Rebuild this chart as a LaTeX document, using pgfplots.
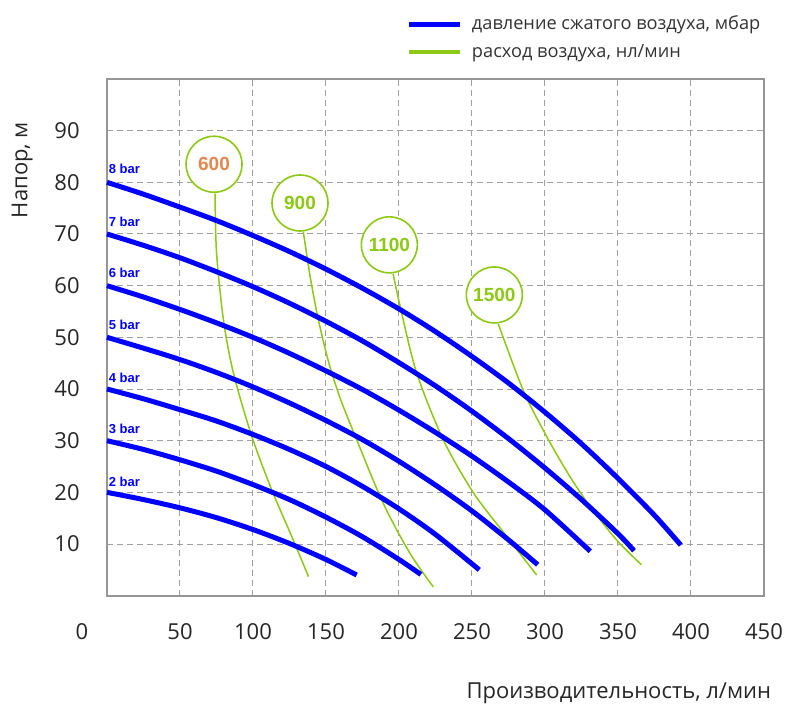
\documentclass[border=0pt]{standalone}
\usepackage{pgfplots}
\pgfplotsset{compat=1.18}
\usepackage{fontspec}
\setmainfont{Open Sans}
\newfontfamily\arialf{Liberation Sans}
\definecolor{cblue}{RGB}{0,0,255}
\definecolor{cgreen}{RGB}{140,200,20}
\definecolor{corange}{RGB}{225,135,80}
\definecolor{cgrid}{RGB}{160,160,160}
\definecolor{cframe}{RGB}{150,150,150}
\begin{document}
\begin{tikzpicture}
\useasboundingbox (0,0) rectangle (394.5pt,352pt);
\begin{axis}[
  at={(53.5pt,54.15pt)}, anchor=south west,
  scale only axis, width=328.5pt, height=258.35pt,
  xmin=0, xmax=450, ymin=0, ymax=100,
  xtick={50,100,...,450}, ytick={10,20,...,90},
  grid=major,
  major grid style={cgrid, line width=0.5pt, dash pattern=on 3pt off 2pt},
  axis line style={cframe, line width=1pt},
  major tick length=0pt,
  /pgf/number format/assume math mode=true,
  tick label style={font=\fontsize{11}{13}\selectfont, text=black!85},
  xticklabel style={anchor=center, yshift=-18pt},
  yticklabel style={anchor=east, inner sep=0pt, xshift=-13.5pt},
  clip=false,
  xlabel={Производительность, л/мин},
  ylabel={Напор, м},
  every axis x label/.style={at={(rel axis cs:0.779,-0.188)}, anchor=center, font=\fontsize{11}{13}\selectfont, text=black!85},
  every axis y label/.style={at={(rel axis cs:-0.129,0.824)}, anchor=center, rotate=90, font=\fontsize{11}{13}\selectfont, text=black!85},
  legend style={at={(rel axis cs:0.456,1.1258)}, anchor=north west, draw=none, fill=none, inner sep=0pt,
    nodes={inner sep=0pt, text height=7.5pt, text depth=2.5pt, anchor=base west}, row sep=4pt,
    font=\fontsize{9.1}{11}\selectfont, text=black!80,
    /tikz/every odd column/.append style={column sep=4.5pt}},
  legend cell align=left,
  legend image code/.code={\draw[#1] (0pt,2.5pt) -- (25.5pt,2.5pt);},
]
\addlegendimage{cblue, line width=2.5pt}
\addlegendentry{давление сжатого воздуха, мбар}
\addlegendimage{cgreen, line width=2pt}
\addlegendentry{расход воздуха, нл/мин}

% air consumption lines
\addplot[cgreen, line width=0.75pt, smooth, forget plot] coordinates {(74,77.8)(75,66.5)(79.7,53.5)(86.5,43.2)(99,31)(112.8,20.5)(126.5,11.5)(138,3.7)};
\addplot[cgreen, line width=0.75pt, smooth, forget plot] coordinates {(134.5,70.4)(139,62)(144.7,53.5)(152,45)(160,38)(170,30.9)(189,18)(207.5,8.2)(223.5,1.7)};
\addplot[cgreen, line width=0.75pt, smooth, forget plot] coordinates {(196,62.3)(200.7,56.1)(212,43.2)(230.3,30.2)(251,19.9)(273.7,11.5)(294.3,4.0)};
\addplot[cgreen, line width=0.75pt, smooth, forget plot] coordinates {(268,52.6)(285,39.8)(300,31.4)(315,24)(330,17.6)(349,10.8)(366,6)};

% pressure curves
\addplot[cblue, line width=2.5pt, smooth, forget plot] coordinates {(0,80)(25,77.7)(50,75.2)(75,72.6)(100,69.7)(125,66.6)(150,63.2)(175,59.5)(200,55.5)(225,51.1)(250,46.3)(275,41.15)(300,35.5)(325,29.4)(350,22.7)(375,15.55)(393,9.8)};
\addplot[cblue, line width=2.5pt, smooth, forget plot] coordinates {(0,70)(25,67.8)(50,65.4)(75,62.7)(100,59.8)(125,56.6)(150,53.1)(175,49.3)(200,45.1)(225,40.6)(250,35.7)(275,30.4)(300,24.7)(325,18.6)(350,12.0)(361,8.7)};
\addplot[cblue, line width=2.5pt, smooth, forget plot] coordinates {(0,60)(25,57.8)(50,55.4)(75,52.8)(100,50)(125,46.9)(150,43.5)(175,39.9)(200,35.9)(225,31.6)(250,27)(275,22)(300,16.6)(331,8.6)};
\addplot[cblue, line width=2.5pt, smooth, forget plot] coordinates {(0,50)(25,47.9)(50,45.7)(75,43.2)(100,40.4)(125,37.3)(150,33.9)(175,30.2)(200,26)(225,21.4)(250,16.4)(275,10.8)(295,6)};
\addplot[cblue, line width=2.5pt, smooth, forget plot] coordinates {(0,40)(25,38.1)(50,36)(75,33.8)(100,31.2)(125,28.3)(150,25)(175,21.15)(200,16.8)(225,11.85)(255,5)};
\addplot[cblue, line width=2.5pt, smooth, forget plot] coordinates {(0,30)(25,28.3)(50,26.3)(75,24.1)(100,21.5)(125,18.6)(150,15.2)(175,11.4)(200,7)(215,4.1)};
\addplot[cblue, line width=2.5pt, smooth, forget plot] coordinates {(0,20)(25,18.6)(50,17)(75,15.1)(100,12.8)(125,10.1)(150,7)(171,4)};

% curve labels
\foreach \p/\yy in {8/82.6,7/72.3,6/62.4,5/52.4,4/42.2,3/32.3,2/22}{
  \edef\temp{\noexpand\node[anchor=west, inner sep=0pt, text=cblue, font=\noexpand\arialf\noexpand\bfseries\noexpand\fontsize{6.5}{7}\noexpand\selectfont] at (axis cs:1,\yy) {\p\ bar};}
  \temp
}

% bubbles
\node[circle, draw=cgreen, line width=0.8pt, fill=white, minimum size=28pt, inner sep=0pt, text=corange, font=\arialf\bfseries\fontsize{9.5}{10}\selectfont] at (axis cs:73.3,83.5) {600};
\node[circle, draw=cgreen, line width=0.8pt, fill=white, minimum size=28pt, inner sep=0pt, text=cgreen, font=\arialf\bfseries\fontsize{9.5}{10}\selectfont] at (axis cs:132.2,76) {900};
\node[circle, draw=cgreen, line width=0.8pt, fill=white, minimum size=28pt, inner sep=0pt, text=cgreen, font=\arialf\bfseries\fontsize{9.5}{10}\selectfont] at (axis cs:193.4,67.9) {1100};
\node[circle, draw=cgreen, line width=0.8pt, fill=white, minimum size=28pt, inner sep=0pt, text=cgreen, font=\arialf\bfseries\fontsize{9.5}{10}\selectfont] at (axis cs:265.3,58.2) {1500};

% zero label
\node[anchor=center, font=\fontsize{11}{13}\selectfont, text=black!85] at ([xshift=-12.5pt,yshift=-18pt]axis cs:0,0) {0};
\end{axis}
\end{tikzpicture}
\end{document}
================
▶ _To be done_
Except for the pictures, print the data above exactly.

▶ _Solution for this exercise_
Rebuild this chart as a LaTeX document, using pgfplots.
\documentclass[border=0pt]{standalone}
\usepackage{pgfplots}
\pgfplotsset{compat=1.18}
\usepackage{fontspec}
\setmainfont{Open Sans}
\newfontfamily\arialf{Liberation Sans}
\definecolor{cblue}{RGB}{0,0,255}
\definecolor{cgreen}{RGB}{140,200,20}
\definecolor{corange}{RGB}{225,135,80}
\definecolor{cgrid}{RGB}{160,160,160}
\definecolor{cframe}{RGB}{150,150,150}
\begin{document}
\begin{tikzpicture}
\useasboundingbox (0,0) rectangle (394.5pt,352pt);
\begin{axis}[
  at={(53.5pt,54.15pt)}, anchor=south west,
  scale only axis, width=328.5pt, height=258.35pt,
  xmin=0, xmax=450, ymin=0, ymax=100,
  xtick={50,100,...,450}, ytick={10,20,...,90},
  grid=major,
  major grid style={cgrid, line width=0.5pt, dash pattern=on 3pt off 2pt},
  axis line style={cframe, line width=1pt},
  major tick length=0pt,
  /pgf/number format/assume math mode=true,
  tick label style={font=\fontsize{11}{13}\selectfont, text=black!85},
  xticklabel style={anchor=center, yshift=-18pt},
  yticklabel style={anchor=east, inner sep=0pt, xshift=-13.5pt},
  clip=false,
  xlabel={Производительность, л/мин},
  ylabel={Напор, м},
  every axis x label/.style={at={(rel axis cs:0.779,-0.188)}, anchor=center, font=\fontsize{11}{13}\selectfont, text=black!85},
  every axis y label/.style={at={(rel axis cs:-0.129,0.824)}, anchor=center, rotate=90, font=\fontsize{11}{13}\selectfont, text=black!85},
  legend style={at={(rel axis cs:0.456,1.1258)}, anchor=north west, draw=none, fill=none, inner sep=0pt,
    nodes={inner sep=0pt, text height=7.5pt, text depth=2.5pt, anchor=base west}, row sep=4pt,
    font=\fontsize{9.1}{11}\selectfont, text=black!80,
    /tikz/every odd column/.append style={column sep=4.5pt}},
  legend cell align=left,
  legend image code/.code={\draw[#1] (0pt,2.5pt) -- (25.5pt,2.5pt);},
]
\addlegendimage{cblue, line width=2.5pt}
\addlegendentry{давление сжатого воздуха, мбар}
\addlegendimage{cgreen, line width=2pt}
\addlegendentry{расход воздуха, нл/мин}

% air consumption lines
\addplot[cgreen, line width=0.75pt, smooth, forget plot] coordinates {(74,77.8)(75,66.5)(79.7,53.5)(86.5,43.2)(99,31)(112.8,20.5)(126.5,11.5)(138,3.7)};
\addplot[cgreen, line width=0.75pt, smooth, forget plot] coordinates {(134.5,70.4)(139,62)(144.7,53.5)(152,45)(160,38)(170,30.9)(189,18)(207.5,8.2)(223.5,1.7)};
\addplot[cgreen, line width=0.75pt, smooth, forget plot] coordinates {(196,62.3)(200.7,56.1)(212,43.2)(230.3,30.2)(251,19.9)(273.7,11.5)(294.3,4.0)};
\addplot[cgreen, line width=0.75pt, smooth, forget plot] coordinates {(268,52.6)(285,39.8)(300,31.4)(315,24)(330,17.6)(349,10.8)(366,6)};

% pressure curves
\addplot[cblue, line width=2.5pt, smooth, forget plot] coordinates {(0,80)(25,77.7)(50,75.2)(75,72.6)(100,69.7)(125,66.6)(150,63.2)(175,59.5)(200,55.5)(225,51.1)(250,46.3)(275,41.15)(300,35.5)(325,29.4)(350,22.7)(375,15.55)(393,9.8)};
\addplot[cblue, line width=2.5pt, smooth, forget plot] coordinates {(0,70)(25,67.8)(50,65.4)(75,62.7)(100,59.8)(125,56.6)(150,53.1)(175,49.3)(200,45.1)(225,40.6)(250,35.7)(275,30.4)(300,24.7)(325,18.6)(350,12.0)(361,8.7)};
\addplot[cblue, line width=2.5pt, smooth, forget plot] coordinates {(0,60)(25,57.8)(50,55.4)(75,52.8)(100,50)(125,46.9)(150,43.5)(175,39.9)(200,35.9)(225,31.6)(250,27)(275,22)(300,16.6)(331,8.6)};
\addplot[cblue, line width=2.5pt, smooth, forget plot] coordinates {(0,50)(25,47.9)(50,45.7)(75,43.2)(100,40.4)(125,37.3)(150,33.9)(175,30.2)(200,26)(225,21.4)(250,16.4)(275,10.8)(295,6)};
\addplot[cblue, line width=2.5pt, smooth, forget plot] coordinates {(0,40)(25,38.1)(50,36)(75,33.8)(100,31.2)(125,28.3)(150,25)(175,21.15)(200,16.8)(225,11.85)(255,5)};
\addplot[cblue, line width=2.5pt, smooth, forget plot] coordinates {(0,30)(25,28.3)(50,26.3)(75,24.1)(100,21.5)(125,18.6)(150,15.2)(175,11.4)(200,7)(215,4.1)};
\addplot[cblue, line width=2.5pt, smooth, forget plot] coordinates {(0,20)(25,18.6)(50,17)(75,15.1)(100,12.8)(125,10.1)(150,7)(171,4)};

% curve labels
\foreach \p/\yy in {8/82.6,7/72.3,6/62.4,5/52.4,4/42.2,3/32.3,2/22}{
  \edef\temp{\noexpand\node[anchor=west, inner sep=0pt, text=cblue, font=\noexpand\arialf\noexpand\bfseries\noexpand\fontsize{6.5}{7}\noexpand\selectfont] at (axis cs:1,\yy) {\p\ bar};}
  \temp
}

% bubbles
\node[circle, draw=cgreen, line width=0.8pt, fill=white, minimum size=28pt, inner sep=0pt, text=corange, font=\arialf\bfseries\fontsize{9.5}{10}\selectfont] at (axis cs:73.3,83.5) {600};
\node[circle, draw=cgreen, line width=0.8pt, fill=white, minimum size=28pt, inner sep=0pt, text=cgreen, font=\arialf\bfseries\fontsize{9.5}{10}\selectfont] at (axis cs:132.2,76) {900};
\node[circle, draw=cgreen, line width=0.8pt, fill=white, minimum size=28pt, inner sep=0pt, text=cgreen, font=\arialf\bfseries\fontsize{9.5}{10}\selectfont] at (axis cs:193.4,67.9) {1100};
\node[circle, draw=cgreen, line width=0.8pt, fill=white, minimum size=28pt, inner sep=0pt, text=cgreen, font=\arialf\bfseries\fontsize{9.5}{10}\selectfont] at (axis cs:265.3,58.2) {1500};

% zero label
\node[anchor=center, font=\fontsize{11}{13}\selectfont, text=black!85] at ([xshift=-12.5pt,yshift=-18pt]axis cs:0,0) {0};
\end{axis}
\end{tikzpicture}
\end{document}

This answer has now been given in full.